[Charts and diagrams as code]
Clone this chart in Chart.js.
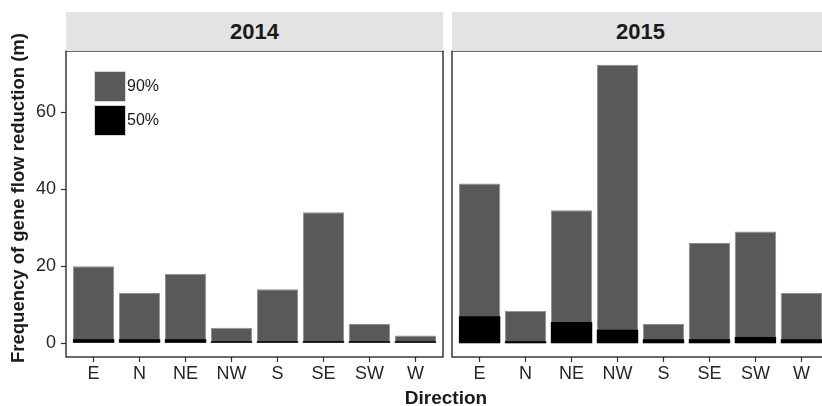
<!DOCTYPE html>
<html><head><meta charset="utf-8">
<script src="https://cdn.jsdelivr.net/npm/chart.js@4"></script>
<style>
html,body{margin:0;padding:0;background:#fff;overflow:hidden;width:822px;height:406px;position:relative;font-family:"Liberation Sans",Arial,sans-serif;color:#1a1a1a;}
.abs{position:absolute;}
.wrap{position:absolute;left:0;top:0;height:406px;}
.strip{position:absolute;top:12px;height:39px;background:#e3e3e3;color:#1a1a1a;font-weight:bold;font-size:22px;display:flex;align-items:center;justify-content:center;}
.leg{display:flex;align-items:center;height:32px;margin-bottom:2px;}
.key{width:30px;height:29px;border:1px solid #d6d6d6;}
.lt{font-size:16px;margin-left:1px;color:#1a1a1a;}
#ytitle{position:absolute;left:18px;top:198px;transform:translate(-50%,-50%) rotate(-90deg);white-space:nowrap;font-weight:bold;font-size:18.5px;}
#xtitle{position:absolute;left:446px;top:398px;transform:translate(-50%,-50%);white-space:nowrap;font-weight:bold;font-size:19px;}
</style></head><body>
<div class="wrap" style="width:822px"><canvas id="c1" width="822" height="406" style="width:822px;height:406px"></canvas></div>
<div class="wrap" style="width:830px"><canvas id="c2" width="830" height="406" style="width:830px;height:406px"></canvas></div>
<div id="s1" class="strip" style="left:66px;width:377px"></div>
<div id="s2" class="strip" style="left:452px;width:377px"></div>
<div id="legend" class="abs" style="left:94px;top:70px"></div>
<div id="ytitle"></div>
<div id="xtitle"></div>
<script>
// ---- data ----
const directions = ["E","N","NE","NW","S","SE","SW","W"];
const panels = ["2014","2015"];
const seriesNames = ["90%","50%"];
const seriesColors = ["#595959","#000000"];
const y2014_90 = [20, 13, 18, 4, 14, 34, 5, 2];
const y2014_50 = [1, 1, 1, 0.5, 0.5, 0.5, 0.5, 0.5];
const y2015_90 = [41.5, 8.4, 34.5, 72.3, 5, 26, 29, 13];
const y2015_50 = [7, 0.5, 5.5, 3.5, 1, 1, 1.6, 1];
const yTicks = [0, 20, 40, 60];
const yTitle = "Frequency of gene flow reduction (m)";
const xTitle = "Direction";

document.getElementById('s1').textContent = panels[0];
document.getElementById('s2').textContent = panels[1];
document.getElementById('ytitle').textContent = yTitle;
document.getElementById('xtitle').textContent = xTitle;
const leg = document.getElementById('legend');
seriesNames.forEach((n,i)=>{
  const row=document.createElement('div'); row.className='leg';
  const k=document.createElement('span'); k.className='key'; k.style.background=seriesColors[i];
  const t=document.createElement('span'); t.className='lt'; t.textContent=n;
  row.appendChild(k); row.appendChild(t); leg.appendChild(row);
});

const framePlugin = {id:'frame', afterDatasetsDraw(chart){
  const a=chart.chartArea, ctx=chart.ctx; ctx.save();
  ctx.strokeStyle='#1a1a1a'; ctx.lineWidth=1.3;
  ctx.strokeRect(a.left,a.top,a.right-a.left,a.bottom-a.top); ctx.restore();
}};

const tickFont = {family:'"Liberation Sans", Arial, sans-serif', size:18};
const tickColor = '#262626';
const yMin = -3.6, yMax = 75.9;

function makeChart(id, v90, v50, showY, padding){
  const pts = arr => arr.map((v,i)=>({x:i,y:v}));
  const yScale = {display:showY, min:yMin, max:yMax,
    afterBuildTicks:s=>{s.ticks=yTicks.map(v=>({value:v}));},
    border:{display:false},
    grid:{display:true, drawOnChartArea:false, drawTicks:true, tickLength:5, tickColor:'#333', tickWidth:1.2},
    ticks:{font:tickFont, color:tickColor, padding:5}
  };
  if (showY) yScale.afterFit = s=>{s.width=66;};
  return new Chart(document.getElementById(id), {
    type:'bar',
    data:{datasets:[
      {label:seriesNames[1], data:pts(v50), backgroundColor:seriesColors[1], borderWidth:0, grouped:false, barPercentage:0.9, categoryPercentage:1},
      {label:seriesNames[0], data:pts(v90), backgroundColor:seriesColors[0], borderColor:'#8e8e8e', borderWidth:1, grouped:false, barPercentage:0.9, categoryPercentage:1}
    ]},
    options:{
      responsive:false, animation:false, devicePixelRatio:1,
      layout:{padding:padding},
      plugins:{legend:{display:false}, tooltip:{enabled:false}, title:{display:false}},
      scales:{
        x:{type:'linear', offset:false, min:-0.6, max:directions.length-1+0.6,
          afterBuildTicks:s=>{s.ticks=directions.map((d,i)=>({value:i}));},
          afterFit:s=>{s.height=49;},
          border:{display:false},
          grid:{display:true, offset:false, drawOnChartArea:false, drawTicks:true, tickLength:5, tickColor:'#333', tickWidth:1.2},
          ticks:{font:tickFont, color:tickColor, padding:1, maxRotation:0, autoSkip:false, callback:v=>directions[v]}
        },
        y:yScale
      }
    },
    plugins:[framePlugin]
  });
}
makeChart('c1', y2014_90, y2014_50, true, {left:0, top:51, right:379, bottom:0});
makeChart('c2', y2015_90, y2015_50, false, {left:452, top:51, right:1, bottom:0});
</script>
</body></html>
* * *
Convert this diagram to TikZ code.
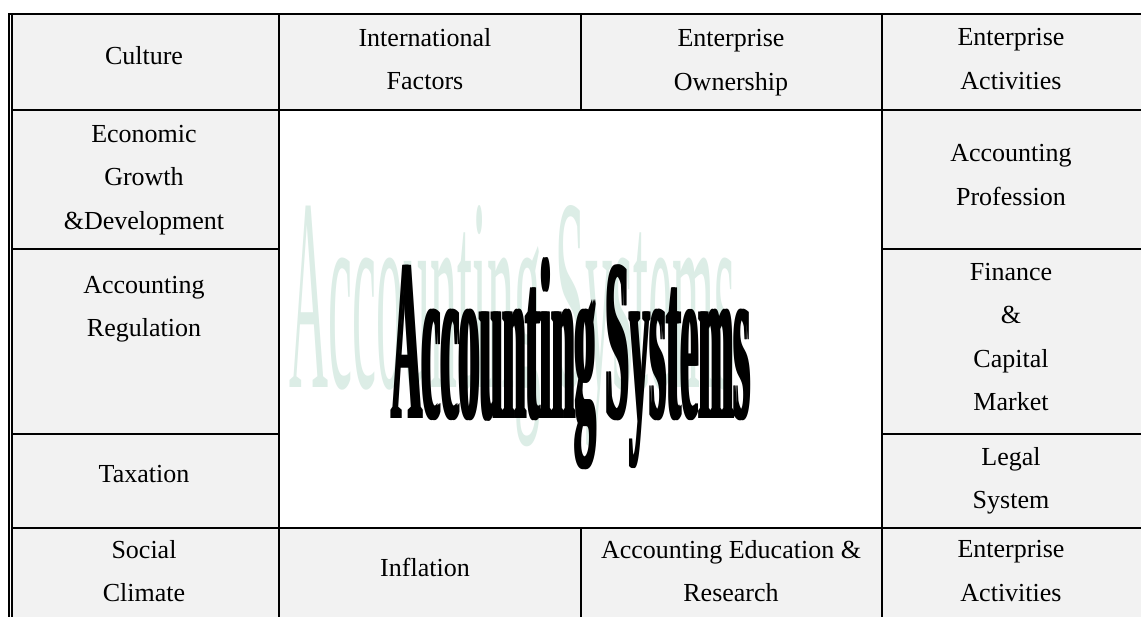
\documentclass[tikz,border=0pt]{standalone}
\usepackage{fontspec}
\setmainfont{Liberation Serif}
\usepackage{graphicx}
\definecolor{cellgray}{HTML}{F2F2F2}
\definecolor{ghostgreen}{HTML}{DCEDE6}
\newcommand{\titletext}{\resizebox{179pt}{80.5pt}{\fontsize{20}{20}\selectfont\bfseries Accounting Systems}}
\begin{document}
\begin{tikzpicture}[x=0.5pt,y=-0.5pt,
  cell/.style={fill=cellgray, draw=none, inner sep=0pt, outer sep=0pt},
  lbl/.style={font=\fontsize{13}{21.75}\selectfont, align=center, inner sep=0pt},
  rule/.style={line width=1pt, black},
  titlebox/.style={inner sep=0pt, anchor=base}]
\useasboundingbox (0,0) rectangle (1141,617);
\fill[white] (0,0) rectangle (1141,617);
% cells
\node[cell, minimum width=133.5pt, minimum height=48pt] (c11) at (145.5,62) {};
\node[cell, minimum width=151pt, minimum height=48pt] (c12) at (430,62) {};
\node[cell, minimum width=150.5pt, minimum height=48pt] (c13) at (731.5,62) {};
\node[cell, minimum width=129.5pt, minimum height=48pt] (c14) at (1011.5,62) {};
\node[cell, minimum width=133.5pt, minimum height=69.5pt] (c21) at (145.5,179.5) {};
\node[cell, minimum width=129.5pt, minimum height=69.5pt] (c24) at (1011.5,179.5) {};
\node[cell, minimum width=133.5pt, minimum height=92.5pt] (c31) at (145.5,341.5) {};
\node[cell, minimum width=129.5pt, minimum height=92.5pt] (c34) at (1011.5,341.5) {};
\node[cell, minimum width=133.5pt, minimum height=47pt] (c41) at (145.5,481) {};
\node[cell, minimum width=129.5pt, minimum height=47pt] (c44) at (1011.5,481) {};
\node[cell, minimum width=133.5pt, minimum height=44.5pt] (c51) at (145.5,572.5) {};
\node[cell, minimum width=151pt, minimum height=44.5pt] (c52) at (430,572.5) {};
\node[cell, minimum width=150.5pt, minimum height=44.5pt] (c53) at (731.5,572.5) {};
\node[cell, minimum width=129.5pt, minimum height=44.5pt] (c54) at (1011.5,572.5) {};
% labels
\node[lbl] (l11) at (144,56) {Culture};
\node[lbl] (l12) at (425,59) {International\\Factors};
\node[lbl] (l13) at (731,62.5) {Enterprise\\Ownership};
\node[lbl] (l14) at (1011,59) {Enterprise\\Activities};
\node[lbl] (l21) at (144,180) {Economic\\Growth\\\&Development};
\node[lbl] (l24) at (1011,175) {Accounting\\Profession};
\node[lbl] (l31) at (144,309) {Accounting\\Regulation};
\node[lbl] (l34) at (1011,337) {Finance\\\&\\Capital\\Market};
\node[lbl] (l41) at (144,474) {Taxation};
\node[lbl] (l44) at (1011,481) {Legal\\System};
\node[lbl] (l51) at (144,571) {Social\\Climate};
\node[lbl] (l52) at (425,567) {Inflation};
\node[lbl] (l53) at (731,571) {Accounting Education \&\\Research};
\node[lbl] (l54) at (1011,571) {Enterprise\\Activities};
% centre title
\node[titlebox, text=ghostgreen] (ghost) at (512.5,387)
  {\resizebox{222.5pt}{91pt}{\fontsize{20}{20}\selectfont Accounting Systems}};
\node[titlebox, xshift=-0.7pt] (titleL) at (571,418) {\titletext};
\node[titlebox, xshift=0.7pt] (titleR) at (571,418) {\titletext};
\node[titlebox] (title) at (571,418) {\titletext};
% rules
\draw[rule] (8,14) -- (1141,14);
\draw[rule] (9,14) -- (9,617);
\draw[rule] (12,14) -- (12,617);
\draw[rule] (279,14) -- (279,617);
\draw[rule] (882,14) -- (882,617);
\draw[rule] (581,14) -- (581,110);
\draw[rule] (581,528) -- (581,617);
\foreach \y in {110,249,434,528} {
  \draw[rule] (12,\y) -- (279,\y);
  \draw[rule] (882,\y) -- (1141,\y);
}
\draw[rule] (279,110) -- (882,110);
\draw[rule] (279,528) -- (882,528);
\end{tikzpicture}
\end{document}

Stated exercise: Track down every line of the material containing the string "this", and copy it.

Finished answer:
Clone this chart in Chart.js.
Convert this diagram to TikZ code.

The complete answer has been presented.